----- PROVIDED DATA -----

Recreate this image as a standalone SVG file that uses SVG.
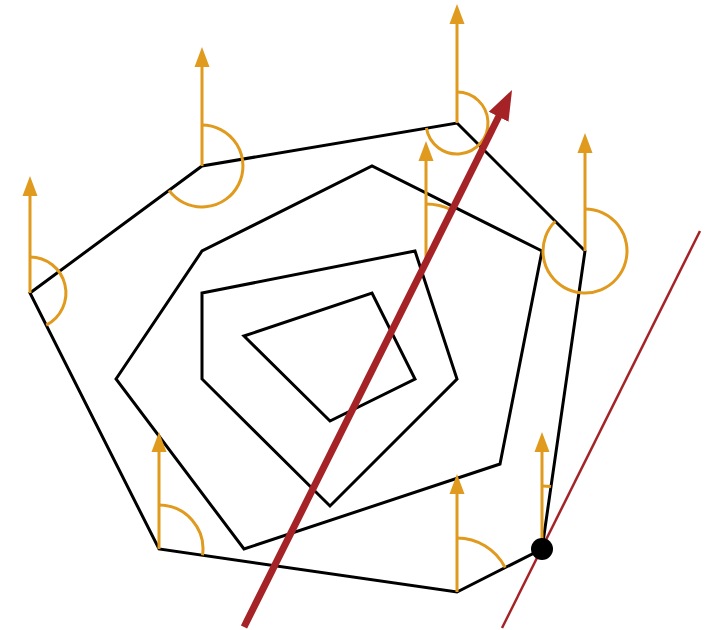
<svg xmlns="http://www.w3.org/2000/svg" width="705" height="630" viewBox="0 0 705 630">
<style>
.poly{fill:none;stroke:#000;stroke-width:3;stroke-linejoin:miter}
.vec{fill:none;stroke:#E09A1E;stroke-width:3;marker-end:url(#oh)}
.arc{fill:none;stroke:#E09A1E;stroke-width:3}
.red{fill:none;stroke:#A52326}
</style>
<defs>
<marker id="oh" markerUnits="userSpaceOnUse" markerWidth="20" markerHeight="16" refX="7" refY="7.5" orient="auto" viewBox="0 0 20 15">
<path d="M0,0 L20,7.5 L0,15 z" fill="#E09A1E"/>
</marker>
<marker id="rh" markerUnits="userSpaceOnUse" markerWidth="30" markerHeight="24" refX="12" refY="11" orient="auto" viewBox="0 0 30 22">
<path d="M0,0 L30,11 L0,22 z" fill="#A52326"/>
</marker>
</defs>
<g id="poly-outer"><polygon class="poly" points="30,293 202,166 457,123 585,251 542,549 457,592 159,549"/></g>
<g id="poly-2"><polygon class="poly" points="116,379 202,251 372,166 542,251 500,464 244,549"/></g>
<g id="poly-3"><polygon class="poly" points="202,293 415,251 457,379 330,506 202,379"/></g>
<g id="poly-4"><polygon class="poly" points="244,336 372,293 415,379 330,421"/></g>
<g id="connectors">
<line class="vec" x1="457" y1="123" x2="457" y2="17"/>
<path class="arc" d="M457,92 A31,31 0 1 1 426.4,128.1"/>
<line class="vec" x1="202" y1="166" x2="202" y2="60"/>
<path class="arc" d="M202,125 A41,41 0 1 1 169,190.4"/>
<line class="vec" x1="30" y1="293" x2="30" y2="189"/>
<path class="arc" d="M30,257 A36,36 0 0 1 46.2,325.1"/>
<line class="vec" x1="585" y1="251" x2="585" y2="146"/>
<path class="arc" d="M585,209 A42,42 0 1 1 555.3,221.3"/>
<line class="vec" x1="159" y1="549" x2="159" y2="445"/>
<path class="arc" d="M159,505 A44,44 0 0 1 202.5,555.3"/>
<line class="vec" x1="457" y1="592" x2="457" y2="487"/>
<path class="arc" d="M457,538 A54,54 0 0 1 505.2,567.6"/>
<line class="vec" x1="542" y1="549" x2="542" y2="445"/>
<path class="arc" d="M542,486 A63,63 0 0 1 551,486.6"/>
<line class="vec" x1="426" y1="262" x2="426" y2="154"/>
<path class="arc" d="M426,204 A58,58 0 0 1 451.9,210.1"/>
<line class="red" stroke-width="2.5" x1="502" y1="628" x2="700" y2="231"/>
<line class="red" stroke-width="7" x1="244" y1="627" x2="504" y2="106" marker-end="url(#rh)"/>
</g>
<g id="point"><circle cx="542" cy="549" r="11" fill="#000"/></g>
</svg>
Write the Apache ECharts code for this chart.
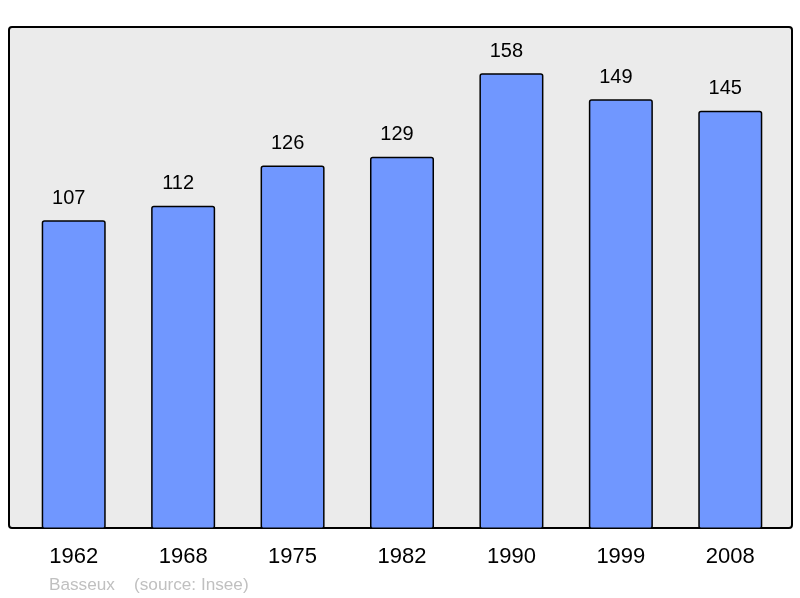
<!DOCTYPE html>
<html><head><meta charset="utf-8">
<script src="https://cdn.jsdelivr.net/npm/echarts@6/dist/echarts.min.js"></script>
<style>html,body{margin:0;padding:0;background:#fff}#c{width:800px;height:598px}</style>
</head><body><div id="c"></div>
<script>
const years = ['1962','1968','1975','1982','1990','1999','2008'];
const population = [107,112,126,129,158,149,145];
const footerText = 'Basseux    (source: Insee)';

const chart = echarts.init(document.getElementById('c'), null, {renderer:'canvas'});
chart.setOption({
  animation:false,
  backgroundColor:'#ffffff',
  graphic:[
    {type:'rect', z:-10, shape:{x:9,y:27,width:783,height:501,r:3},
     style:{fill:'#ebebeb', stroke:'#000', lineWidth:2}},
    {type:'text', left:49, top:577, style:{text:footerText, fill:'#c0c0c0', font:'17.2px "Liberation Sans", Arial, sans-serif'}}
  ],
  grid:{left:19, right:15, top:27, bottom:69},
  xAxis:{type:'category', data:years, axisLine:{show:false}, axisTick:{show:false},
    axisLabel:{color:'#000', fontSize:22, fontFamily:'"Liberation Sans", Arial, sans-serif', margin:17}},
  yAxis:{type:'value', min:0, max:174, show:false, splitLine:{show:false}},
  series:[{type:'bar', data:population, barWidth:'58.5%',
    itemStyle:{color:'#7097ff', borderColor:'#000', borderWidth:1.5, borderRadius:2},
    label:{show:true, position:'top', distance:12, offset:[-5,0], color:'#000', fontSize:20,
      fontFamily:'"Liberation Sans", Arial, sans-serif'}}]
});
</script></body></html>
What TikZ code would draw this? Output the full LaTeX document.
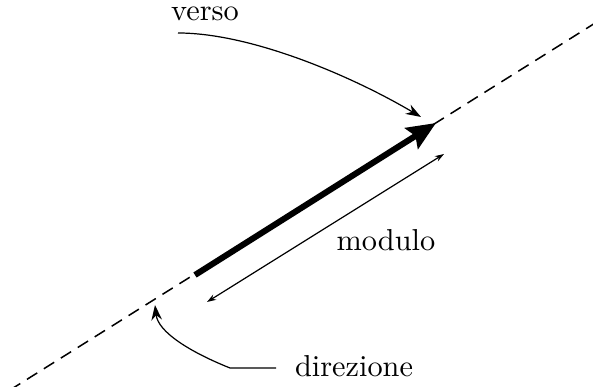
\documentclass[tikz,border=0pt]{standalone}
\usetikzlibrary{arrows.meta}
\begin{document}
\begin{tikzpicture}[x=0.33pt,y=-0.33pt,
  dir/.style={line width=0.5pt,dash pattern=on 4pt off 2.6pt},
  vec/.style={line width=2pt,-{Stealth[length=9.5pt,width=8pt,inset=1.5pt]}},
  thin/.style={line width=0.4pt},
  lbl/.style={inner sep=0pt}]
\useasboundingbox (0,0) rectangle (593,387);
\coordinate (d1) at (10,390);
\coordinate (d2) at (600,20);
\draw[dir] (d1) -- (d2);
\coordinate (vs) at (195,275);
\coordinate (vt) at (436,123);
\draw[vec] (vs) -- (vt);
\coordinate (m1) at (207,302);
\coordinate (m2) at (444,154);
\draw[thin,{Stealth[length=3pt,width=2pt]}-{Stealth[length=3pt,width=2pt]}] (m1) -- (m2);
\node[lbl] (mod) at (386,240) {modulo};
\node[lbl] (ver) at (205,14) {verso};
\node[lbl] (dir) at (354,366) {direzione};
\coordinate (va) at (178,33);
\coordinate (vb) at (421,117);
\draw[thin,-{Stealth[length=5pt,width=3.5pt]}] (va) .. controls (250,33) and (350,75) .. (vb);
\coordinate (da) at (276,368);
\coordinate (db) at (155,305);
\draw[thin,-{Stealth[length=5pt,width=3.5pt]}] (da) -- (230,368) .. controls (190,352) and (158,332) .. (db);
\end{tikzpicture}
\end{document}
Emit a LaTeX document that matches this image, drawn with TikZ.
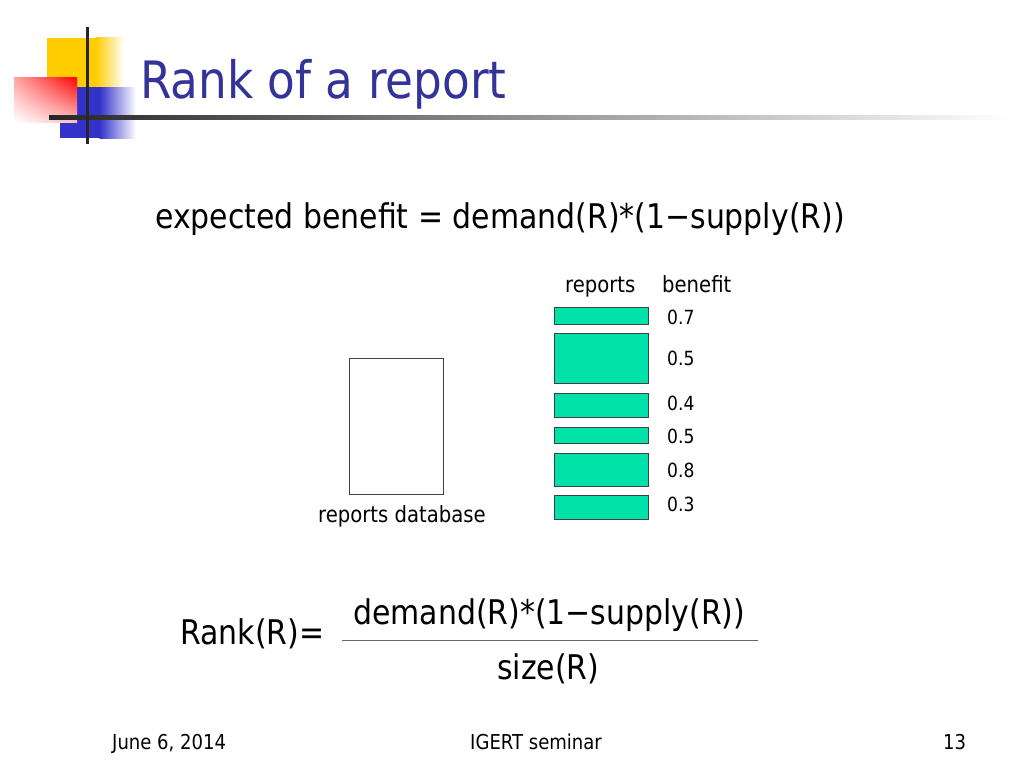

-----

• TASK BRIEF
Copy the listing in full and without alteration, omitting every picture.

• ANSWER TO THE PROBLEM
Recreate this image as a standalone SVG file that uses SVG.
<svg xmlns="http://www.w3.org/2000/svg" width="705" height="630" viewBox="0 0 705 630">
<style>
.poly{fill:none;stroke:#000;stroke-width:3;stroke-linejoin:miter}
.vec{fill:none;stroke:#E09A1E;stroke-width:3;marker-end:url(#oh)}
.arc{fill:none;stroke:#E09A1E;stroke-width:3}
.red{fill:none;stroke:#A52326}
</style>
<defs>
<marker id="oh" markerUnits="userSpaceOnUse" markerWidth="20" markerHeight="16" refX="7" refY="7.5" orient="auto" viewBox="0 0 20 15">
<path d="M0,0 L20,7.5 L0,15 z" fill="#E09A1E"/>
</marker>
<marker id="rh" markerUnits="userSpaceOnUse" markerWidth="30" markerHeight="24" refX="12" refY="11" orient="auto" viewBox="0 0 30 22">
<path d="M0,0 L30,11 L0,22 z" fill="#A52326"/>
</marker>
</defs>
<g id="poly-outer"><polygon class="poly" points="30,293 202,166 457,123 585,251 542,549 457,592 159,549"/></g>
<g id="poly-2"><polygon class="poly" points="116,379 202,251 372,166 542,251 500,464 244,549"/></g>
<g id="poly-3"><polygon class="poly" points="202,293 415,251 457,379 330,506 202,379"/></g>
<g id="poly-4"><polygon class="poly" points="244,336 372,293 415,379 330,421"/></g>
<g id="connectors">
<line class="vec" x1="457" y1="123" x2="457" y2="17"/>
<path class="arc" d="M457,92 A31,31 0 1 1 426.4,128.1"/>
<line class="vec" x1="202" y1="166" x2="202" y2="60"/>
<path class="arc" d="M202,125 A41,41 0 1 1 169,190.4"/>
<line class="vec" x1="30" y1="293" x2="30" y2="189"/>
<path class="arc" d="M30,257 A36,36 0 0 1 46.2,325.1"/>
<line class="vec" x1="585" y1="251" x2="585" y2="146"/>
<path class="arc" d="M585,209 A42,42 0 1 1 555.3,221.3"/>
<line class="vec" x1="159" y1="549" x2="159" y2="445"/>
<path class="arc" d="M159,505 A44,44 0 0 1 202.5,555.3"/>
<line class="vec" x1="457" y1="592" x2="457" y2="487"/>
<path class="arc" d="M457,538 A54,54 0 0 1 505.2,567.6"/>
<line class="vec" x1="542" y1="549" x2="542" y2="445"/>
<path class="arc" d="M542,486 A63,63 0 0 1 551,486.6"/>
<line class="vec" x1="426" y1="262" x2="426" y2="154"/>
<path class="arc" d="M426,204 A58,58 0 0 1 451.9,210.1"/>
<line class="red" stroke-width="2.5" x1="502" y1="628" x2="700" y2="231"/>
<line class="red" stroke-width="7" x1="244" y1="627" x2="504" y2="106" marker-end="url(#rh)"/>
</g>
<g id="point"><circle cx="542" cy="549" r="11" fill="#000"/></g>
</svg>
Write the Apache ECharts code for this chart.
<!DOCTYPE html>
<html><head><meta charset="utf-8">
<script src="https://cdn.jsdelivr.net/npm/echarts@6/dist/echarts.min.js"></script>
<style>html,body{margin:0;padding:0;background:#fff}#c{width:800px;height:598px}</style>
</head><body><div id="c"></div>
<script>
const years = ['1962','1968','1975','1982','1990','1999','2008'];
const population = [107,112,126,129,158,149,145];
const footerText = 'Basseux    (source: Insee)';

const chart = echarts.init(document.getElementById('c'), null, {renderer:'canvas'});
chart.setOption({
  animation:false,
  backgroundColor:'#ffffff',
  graphic:[
    {type:'rect', z:-10, shape:{x:9,y:27,width:783,height:501,r:3},
     style:{fill:'#ebebeb', stroke:'#000', lineWidth:2}},
    {type:'text', left:49, top:577, style:{text:footerText, fill:'#c0c0c0', font:'17.2px "Liberation Sans", Arial, sans-serif'}}
  ],
  grid:{left:19, right:15, top:27, bottom:69},
  xAxis:{type:'category', data:years, axisLine:{show:false}, axisTick:{show:false},
    axisLabel:{color:'#000', fontSize:22, fontFamily:'"Liberation Sans", Arial, sans-serif', margin:17}},
  yAxis:{type:'value', min:0, max:174, show:false, splitLine:{show:false}},
  series:[{type:'bar', data:population, barWidth:'58.5%',
    itemStyle:{color:'#7097ff', borderColor:'#000', borderWidth:1.5, borderRadius:2},
    label:{show:true, position:'top', distance:12, offset:[-5,0], color:'#000', fontSize:20,
      fontFamily:'"Liberation Sans", Arial, sans-serif'}}]
});
</script></body></html>
What TikZ code would draw this? Output the full LaTeX document.
\documentclass[tikz,border=0pt]{standalone}
\usetikzlibrary{arrows.meta}
\begin{document}
\begin{tikzpicture}[x=0.33pt,y=-0.33pt,
  dir/.style={line width=0.5pt,dash pattern=on 4pt off 2.6pt},
  vec/.style={line width=2pt,-{Stealth[length=9.5pt,width=8pt,inset=1.5pt]}},
  thin/.style={line width=0.4pt},
  lbl/.style={inner sep=0pt}]
\useasboundingbox (0,0) rectangle (593,387);
\coordinate (d1) at (10,390);
\coordinate (d2) at (600,20);
\draw[dir] (d1) -- (d2);
\coordinate (vs) at (195,275);
\coordinate (vt) at (436,123);
\draw[vec] (vs) -- (vt);
\coordinate (m1) at (207,302);
\coordinate (m2) at (444,154);
\draw[thin,{Stealth[length=3pt,width=2pt]}-{Stealth[length=3pt,width=2pt]}] (m1) -- (m2);
\node[lbl] (mod) at (386,240) {modulo};
\node[lbl] (ver) at (205,14) {verso};
\node[lbl] (dir) at (354,366) {direzione};
\coordinate (va) at (178,33);
\coordinate (vb) at (421,117);
\draw[thin,-{Stealth[length=5pt,width=3.5pt]}] (va) .. controls (250,33) and (350,75) .. (vb);
\coordinate (da) at (276,368);
\coordinate (db) at (155,305);
\draw[thin,-{Stealth[length=5pt,width=3.5pt]}] (da) -- (230,368) .. controls (190,352) and (158,332) .. (db);
\end{tikzpicture}
\end{document}
Emit a LaTeX document that matches this image, drawn with TikZ.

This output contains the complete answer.